Stated exercise: Transcribe all the entries word for word, skipping the pictures.

■ ■ ■

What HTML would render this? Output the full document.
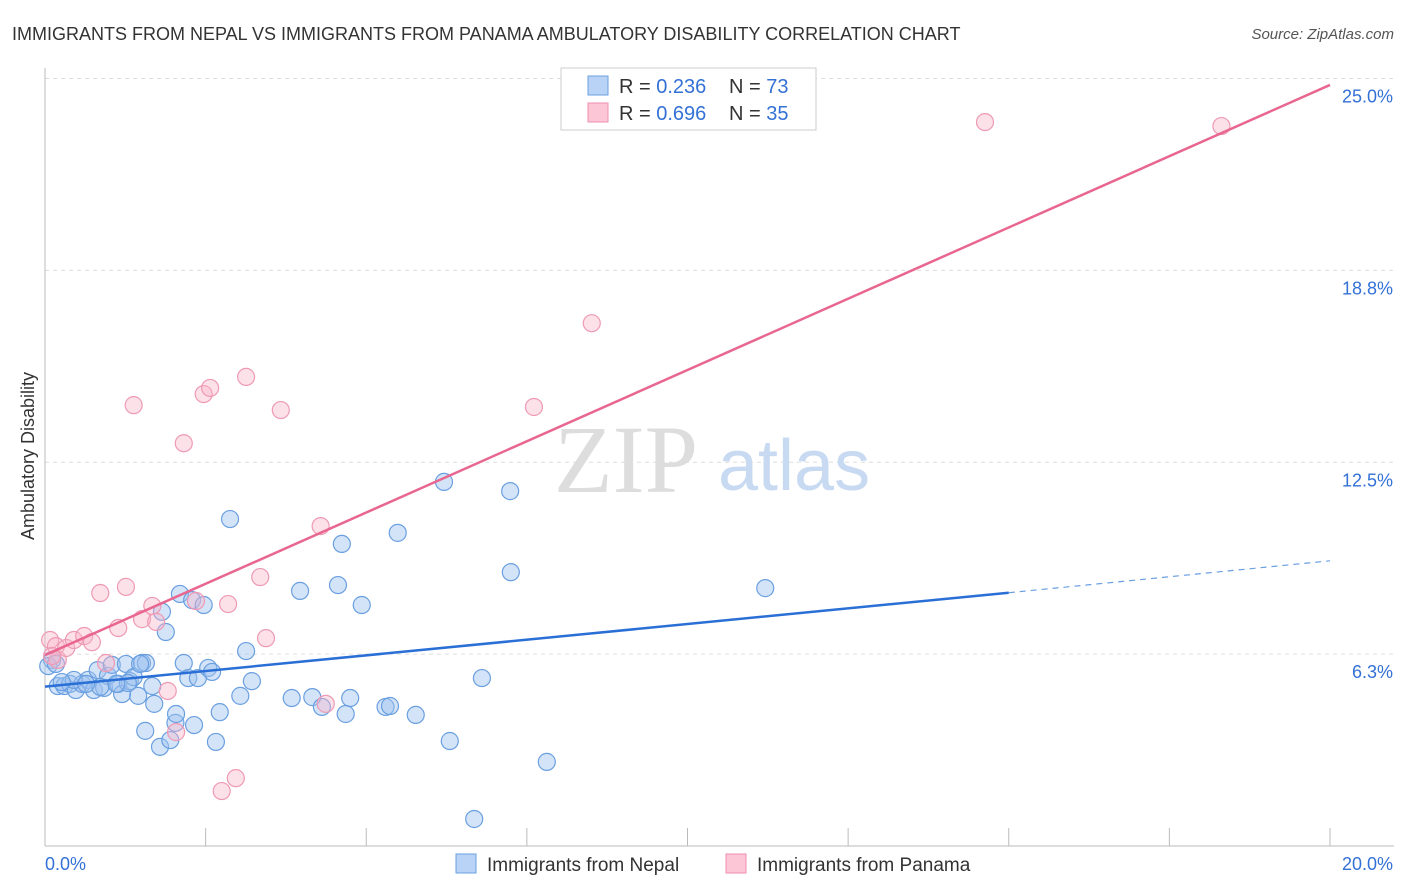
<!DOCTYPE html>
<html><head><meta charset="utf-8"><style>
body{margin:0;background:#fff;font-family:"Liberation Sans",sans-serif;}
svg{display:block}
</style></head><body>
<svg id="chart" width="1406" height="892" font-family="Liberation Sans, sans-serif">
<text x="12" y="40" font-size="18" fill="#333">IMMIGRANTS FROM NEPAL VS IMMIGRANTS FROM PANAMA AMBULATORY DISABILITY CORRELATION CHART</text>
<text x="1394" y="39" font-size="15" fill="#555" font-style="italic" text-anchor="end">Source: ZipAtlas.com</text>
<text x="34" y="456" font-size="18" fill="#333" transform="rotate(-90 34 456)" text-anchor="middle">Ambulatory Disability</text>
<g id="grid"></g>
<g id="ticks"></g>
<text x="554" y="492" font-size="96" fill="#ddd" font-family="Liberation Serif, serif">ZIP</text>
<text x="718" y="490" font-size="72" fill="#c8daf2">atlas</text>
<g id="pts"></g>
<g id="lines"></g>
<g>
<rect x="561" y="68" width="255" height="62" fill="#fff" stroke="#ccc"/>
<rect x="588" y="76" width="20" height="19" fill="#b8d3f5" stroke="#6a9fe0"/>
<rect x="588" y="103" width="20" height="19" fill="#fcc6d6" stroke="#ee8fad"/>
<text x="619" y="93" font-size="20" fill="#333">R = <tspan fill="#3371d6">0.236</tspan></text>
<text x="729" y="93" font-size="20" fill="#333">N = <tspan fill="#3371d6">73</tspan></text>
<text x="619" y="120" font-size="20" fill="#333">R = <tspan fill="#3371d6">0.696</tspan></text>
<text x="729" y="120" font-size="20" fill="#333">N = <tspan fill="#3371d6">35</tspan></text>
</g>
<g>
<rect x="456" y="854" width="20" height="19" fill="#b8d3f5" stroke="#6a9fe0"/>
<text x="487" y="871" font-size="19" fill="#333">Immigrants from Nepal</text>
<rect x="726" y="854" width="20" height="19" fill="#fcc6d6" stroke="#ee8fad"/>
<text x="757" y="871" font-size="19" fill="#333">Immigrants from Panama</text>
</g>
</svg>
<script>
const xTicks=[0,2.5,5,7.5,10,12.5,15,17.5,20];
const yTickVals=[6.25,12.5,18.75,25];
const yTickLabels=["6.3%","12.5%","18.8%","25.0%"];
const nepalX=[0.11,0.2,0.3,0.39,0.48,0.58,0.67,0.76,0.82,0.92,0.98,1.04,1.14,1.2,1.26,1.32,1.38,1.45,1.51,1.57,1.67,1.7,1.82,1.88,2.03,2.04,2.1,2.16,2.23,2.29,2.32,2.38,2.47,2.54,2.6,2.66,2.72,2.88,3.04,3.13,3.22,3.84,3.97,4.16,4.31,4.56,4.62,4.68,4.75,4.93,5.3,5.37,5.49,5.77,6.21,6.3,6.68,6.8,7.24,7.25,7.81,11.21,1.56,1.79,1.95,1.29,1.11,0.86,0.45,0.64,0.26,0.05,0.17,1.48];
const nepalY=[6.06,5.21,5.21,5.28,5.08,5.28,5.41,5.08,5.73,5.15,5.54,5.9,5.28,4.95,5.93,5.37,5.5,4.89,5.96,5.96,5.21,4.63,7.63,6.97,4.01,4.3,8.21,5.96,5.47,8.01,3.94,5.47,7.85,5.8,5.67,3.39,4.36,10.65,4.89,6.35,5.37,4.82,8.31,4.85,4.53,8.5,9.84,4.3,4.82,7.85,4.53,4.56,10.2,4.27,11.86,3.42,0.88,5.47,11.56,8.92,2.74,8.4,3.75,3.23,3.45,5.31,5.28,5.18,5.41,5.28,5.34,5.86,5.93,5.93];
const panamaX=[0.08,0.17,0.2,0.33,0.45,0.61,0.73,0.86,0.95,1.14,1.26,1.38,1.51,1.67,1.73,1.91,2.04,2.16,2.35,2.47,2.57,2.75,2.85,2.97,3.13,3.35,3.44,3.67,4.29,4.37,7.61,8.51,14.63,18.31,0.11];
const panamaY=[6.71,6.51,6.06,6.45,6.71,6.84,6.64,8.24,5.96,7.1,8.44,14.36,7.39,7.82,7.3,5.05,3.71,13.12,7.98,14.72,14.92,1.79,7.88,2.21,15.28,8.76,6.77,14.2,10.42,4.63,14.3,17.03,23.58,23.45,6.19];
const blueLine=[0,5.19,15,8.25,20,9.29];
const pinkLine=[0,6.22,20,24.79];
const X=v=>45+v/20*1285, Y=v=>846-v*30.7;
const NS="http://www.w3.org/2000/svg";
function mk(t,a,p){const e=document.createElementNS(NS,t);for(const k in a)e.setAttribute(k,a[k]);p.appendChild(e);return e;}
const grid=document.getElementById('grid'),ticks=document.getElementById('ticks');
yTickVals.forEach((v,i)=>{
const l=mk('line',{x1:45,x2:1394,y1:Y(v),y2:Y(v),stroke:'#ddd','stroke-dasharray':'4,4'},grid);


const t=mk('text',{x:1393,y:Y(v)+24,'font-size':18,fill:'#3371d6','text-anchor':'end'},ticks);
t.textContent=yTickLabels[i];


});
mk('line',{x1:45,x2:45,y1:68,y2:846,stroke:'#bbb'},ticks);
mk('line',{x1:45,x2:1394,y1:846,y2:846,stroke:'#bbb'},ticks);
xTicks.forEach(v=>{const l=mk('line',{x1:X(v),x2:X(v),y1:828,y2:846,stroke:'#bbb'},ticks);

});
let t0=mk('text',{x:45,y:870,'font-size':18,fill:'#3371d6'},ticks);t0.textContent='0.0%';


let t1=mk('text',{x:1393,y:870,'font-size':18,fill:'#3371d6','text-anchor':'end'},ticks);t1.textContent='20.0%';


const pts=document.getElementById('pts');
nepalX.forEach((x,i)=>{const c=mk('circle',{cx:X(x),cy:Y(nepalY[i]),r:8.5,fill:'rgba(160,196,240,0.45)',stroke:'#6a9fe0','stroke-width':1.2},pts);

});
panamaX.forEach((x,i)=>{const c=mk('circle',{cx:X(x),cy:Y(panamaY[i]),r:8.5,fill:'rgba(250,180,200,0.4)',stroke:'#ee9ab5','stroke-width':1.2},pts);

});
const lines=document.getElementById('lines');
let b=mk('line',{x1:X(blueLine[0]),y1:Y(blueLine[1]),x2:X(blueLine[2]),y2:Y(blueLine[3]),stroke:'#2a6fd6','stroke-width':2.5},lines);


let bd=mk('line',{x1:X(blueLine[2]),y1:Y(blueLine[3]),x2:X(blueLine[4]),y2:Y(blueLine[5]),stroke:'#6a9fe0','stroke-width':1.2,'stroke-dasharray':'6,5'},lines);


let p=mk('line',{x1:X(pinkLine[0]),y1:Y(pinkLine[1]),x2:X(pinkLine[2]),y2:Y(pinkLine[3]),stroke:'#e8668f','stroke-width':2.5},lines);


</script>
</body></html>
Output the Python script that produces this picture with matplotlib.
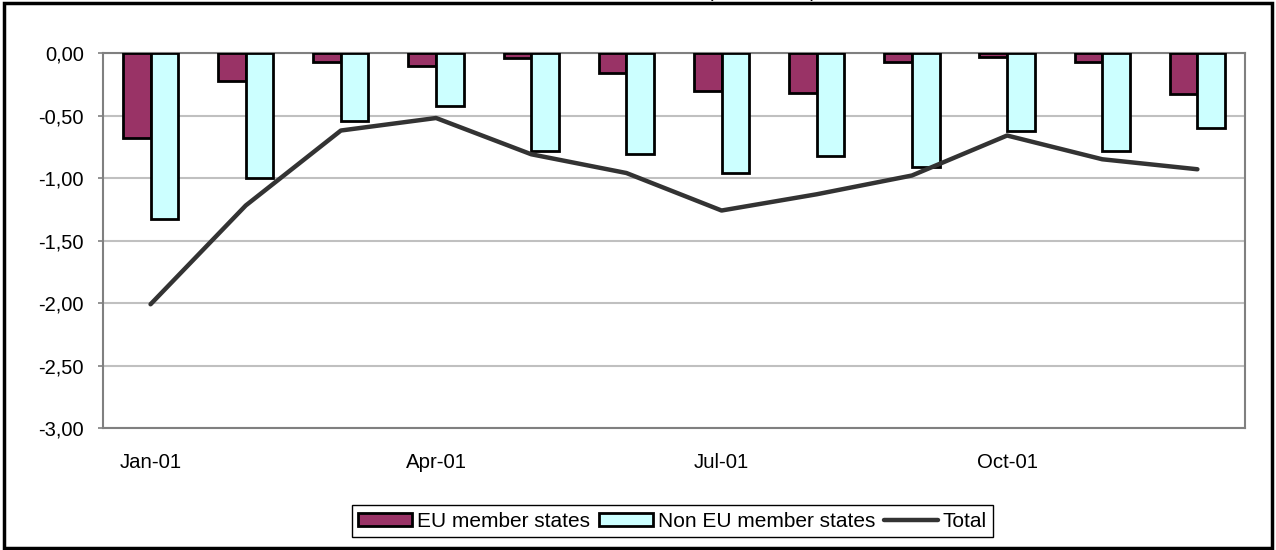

■ ■ ■

Expected answer:
What HTML would render this? Output the full document.
<!DOCTYPE html>
<html><head><meta charset="utf-8"><style>
body{margin:0;background:#fff;font-family:"Liberation Sans",sans-serif;}
svg{display:block}
</style></head><body>
<svg id="chart" width="1406" height="892" font-family="Liberation Sans, sans-serif">
<text x="12" y="40" font-size="18" fill="#333">IMMIGRANTS FROM NEPAL VS IMMIGRANTS FROM PANAMA AMBULATORY DISABILITY CORRELATION CHART</text>
<text x="1394" y="39" font-size="15" fill="#555" font-style="italic" text-anchor="end">Source: ZipAtlas.com</text>
<text x="34" y="456" font-size="18" fill="#333" transform="rotate(-90 34 456)" text-anchor="middle">Ambulatory Disability</text>
<g id="grid"></g>
<g id="ticks"></g>
<text x="554" y="492" font-size="96" fill="#ddd" font-family="Liberation Serif, serif">ZIP</text>
<text x="718" y="490" font-size="72" fill="#c8daf2">atlas</text>
<g id="pts"></g>
<g id="lines"></g>
<g>
<rect x="561" y="68" width="255" height="62" fill="#fff" stroke="#ccc"/>
<rect x="588" y="76" width="20" height="19" fill="#b8d3f5" stroke="#6a9fe0"/>
<rect x="588" y="103" width="20" height="19" fill="#fcc6d6" stroke="#ee8fad"/>
<text x="619" y="93" font-size="20" fill="#333">R = <tspan fill="#3371d6">0.236</tspan></text>
<text x="729" y="93" font-size="20" fill="#333">N = <tspan fill="#3371d6">73</tspan></text>
<text x="619" y="120" font-size="20" fill="#333">R = <tspan fill="#3371d6">0.696</tspan></text>
<text x="729" y="120" font-size="20" fill="#333">N = <tspan fill="#3371d6">35</tspan></text>
</g>
<g>
<rect x="456" y="854" width="20" height="19" fill="#b8d3f5" stroke="#6a9fe0"/>
<text x="487" y="871" font-size="19" fill="#333">Immigrants from Nepal</text>
<rect x="726" y="854" width="20" height="19" fill="#fcc6d6" stroke="#ee8fad"/>
<text x="757" y="871" font-size="19" fill="#333">Immigrants from Panama</text>
</g>
</svg>
<script>
const xTicks=[0,2.5,5,7.5,10,12.5,15,17.5,20];
const yTickVals=[6.25,12.5,18.75,25];
const yTickLabels=["6.3%","12.5%","18.8%","25.0%"];
const nepalX=[0.11,0.2,0.3,0.39,0.48,0.58,0.67,0.76,0.82,0.92,0.98,1.04,1.14,1.2,1.26,1.32,1.38,1.45,1.51,1.57,1.67,1.7,1.82,1.88,2.03,2.04,2.1,2.16,2.23,2.29,2.32,2.38,2.47,2.54,2.6,2.66,2.72,2.88,3.04,3.13,3.22,3.84,3.97,4.16,4.31,4.56,4.62,4.68,4.75,4.93,5.3,5.37,5.49,5.77,6.21,6.3,6.68,6.8,7.24,7.25,7.81,11.21,1.56,1.79,1.95,1.29,1.11,0.86,0.45,0.64,0.26,0.05,0.17,1.48];
const nepalY=[6.06,5.21,5.21,5.28,5.08,5.28,5.41,5.08,5.73,5.15,5.54,5.9,5.28,4.95,5.93,5.37,5.5,4.89,5.96,5.96,5.21,4.63,7.63,6.97,4.01,4.3,8.21,5.96,5.47,8.01,3.94,5.47,7.85,5.8,5.67,3.39,4.36,10.65,4.89,6.35,5.37,4.82,8.31,4.85,4.53,8.5,9.84,4.3,4.82,7.85,4.53,4.56,10.2,4.27,11.86,3.42,0.88,5.47,11.56,8.92,2.74,8.4,3.75,3.23,3.45,5.31,5.28,5.18,5.41,5.28,5.34,5.86,5.93,5.93];
const panamaX=[0.08,0.17,0.2,0.33,0.45,0.61,0.73,0.86,0.95,1.14,1.26,1.38,1.51,1.67,1.73,1.91,2.04,2.16,2.35,2.47,2.57,2.75,2.85,2.97,3.13,3.35,3.44,3.67,4.29,4.37,7.61,8.51,14.63,18.31,0.11];
const panamaY=[6.71,6.51,6.06,6.45,6.71,6.84,6.64,8.24,5.96,7.1,8.44,14.36,7.39,7.82,7.3,5.05,3.71,13.12,7.98,14.72,14.92,1.79,7.88,2.21,15.28,8.76,6.77,14.2,10.42,4.63,14.3,17.03,23.58,23.45,6.19];
const blueLine=[0,5.19,15,8.25,20,9.29];
const pinkLine=[0,6.22,20,24.79];
const X=v=>45+v/20*1285, Y=v=>846-v*30.7;
const NS="http://www.w3.org/2000/svg";
function mk(t,a,p){const e=document.createElementNS(NS,t);for(const k in a)e.setAttribute(k,a[k]);p.appendChild(e);return e;}
const grid=document.getElementById('grid'),ticks=document.getElementById('ticks');
yTickVals.forEach((v,i)=>{
const l=mk('line',{x1:45,x2:1394,y1:Y(v),y2:Y(v),stroke:'#ddd','stroke-dasharray':'4,4'},grid);


const t=mk('text',{x:1393,y:Y(v)+24,'font-size':18,fill:'#3371d6','text-anchor':'end'},ticks);
t.textContent=yTickLabels[i];


});
mk('line',{x1:45,x2:45,y1:68,y2:846,stroke:'#bbb'},ticks);
mk('line',{x1:45,x2:1394,y1:846,y2:846,stroke:'#bbb'},ticks);
xTicks.forEach(v=>{const l=mk('line',{x1:X(v),x2:X(v),y1:828,y2:846,stroke:'#bbb'},ticks);

});
let t0=mk('text',{x:45,y:870,'font-size':18,fill:'#3371d6'},ticks);t0.textContent='0.0%';


let t1=mk('text',{x:1393,y:870,'font-size':18,fill:'#3371d6','text-anchor':'end'},ticks);t1.textContent='20.0%';


const pts=document.getElementById('pts');
nepalX.forEach((x,i)=>{const c=mk('circle',{cx:X(x),cy:Y(nepalY[i]),r:8.5,fill:'rgba(160,196,240,0.45)',stroke:'#6a9fe0','stroke-width':1.2},pts);

});
panamaX.forEach((x,i)=>{const c=mk('circle',{cx:X(x),cy:Y(panamaY[i]),r:8.5,fill:'rgba(250,180,200,0.4)',stroke:'#ee9ab5','stroke-width':1.2},pts);

});
const lines=document.getElementById('lines');
let b=mk('line',{x1:X(blueLine[0]),y1:Y(blueLine[1]),x2:X(blueLine[2]),y2:Y(blueLine[3]),stroke:'#2a6fd6','stroke-width':2.5},lines);


let bd=mk('line',{x1:X(blueLine[2]),y1:Y(blueLine[3]),x2:X(blueLine[4]),y2:Y(blueLine[5]),stroke:'#6a9fe0','stroke-width':1.2,'stroke-dasharray':'6,5'},lines);


let p=mk('line',{x1:X(pinkLine[0]),y1:Y(pinkLine[1]),x2:X(pinkLine[2]),y2:Y(pinkLine[3]),stroke:'#e8668f','stroke-width':2.5},lines);


</script>
</body></html>
Output the Python script that produces this picture with matplotlib.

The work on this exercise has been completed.